Quantize model with pytorch-quantization

There are two issues when I quantize the first part of BLIP2 model using pytorch-quantization and run it using trtexec, the first is INT8 model consumes more GPU memory than FP16, and the second is INT8 model runs slower than FP16.

Is this due to Q/DQ operations? If so, which quantization tool should we use? I have attached the quantization code.

Environment Information:

  • Pytorch version: 2.2.1
  • TensorRT version: 8.6.0
  • Transformer version: 4.37.2
  • Pytorch-quantization version: 2.2.1

quantize.zip (1.7 KB)

Hi @bob19, I have not used BLIP-2 only CLIP, but in my limited experience with INT8 quantization through TensorRT, it is normally TensorRT that does the quantizing, and you provide it a calibration file to use. Have you tried not pre-quantizing it with PyTorch? Unless @NVES has any suggestions specific to TensorRT, with CLIP I just stick with FP16 for now as it represents a small portion of the overall pipeline (for vision/language model in my case)

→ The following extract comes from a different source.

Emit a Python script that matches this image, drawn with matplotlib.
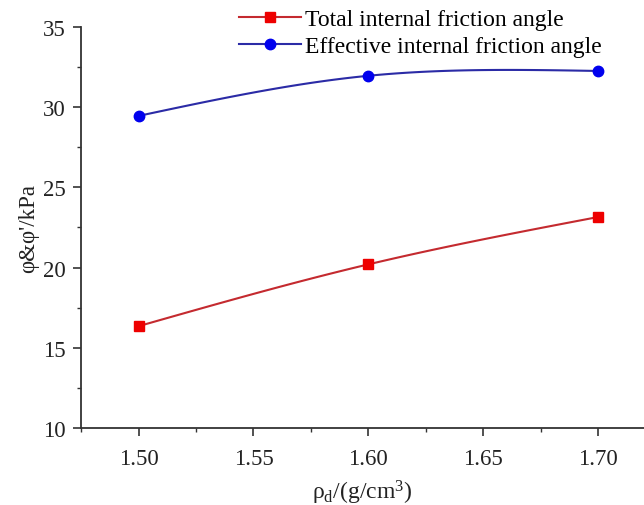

The purpose of using PyTorch for model quantization is to generate an int8 ONNX model, which can then be used to create engine files on different platforms withTensorRT.
Do you recommend using TensorRT’s calibrator for quantization? Also, is it recommended to use FP16 for image encoding in VL models?

Thanks Bob, I am not super experienced myself with doing INT8 quantization with TensorRT, but my understanding is that you give it a normal ONNX model (doesn’t need to be INT8 - as you have found, that can actually make it more difficult for TensorRT to load the ONNX with the Q/DQ operands that were already added to the ONNX model, as opposed to the ones that TensorRT selects itself). Then you also need to give TensorRT the calibration file over a representative dataset so that it can calibrate the weights correctly. I think sometimes people do quantization-aware training (QAT) first in PyTorch, but I’m not personally familiar with doing that - the TAO Toolkit does though.

Now for LLM quantization down to 4-bit and INT4, that seems to be a different story and other quantization methods like GPTQ and AWQ are used. But in general, for computing image embeddings and vision encoder, it seems people seem to stick with FP16. The embeddings still end up as FP16. I had done some initial experiment will lower-quantized CLIP for vision/language model, and it made the VLM perform worse, so I think those models may be more sensitive to it given the importance of the image features those embeddings represent. Perhaps there has since been research where the whole model/pipeline is aware of quantization during training for these purposes.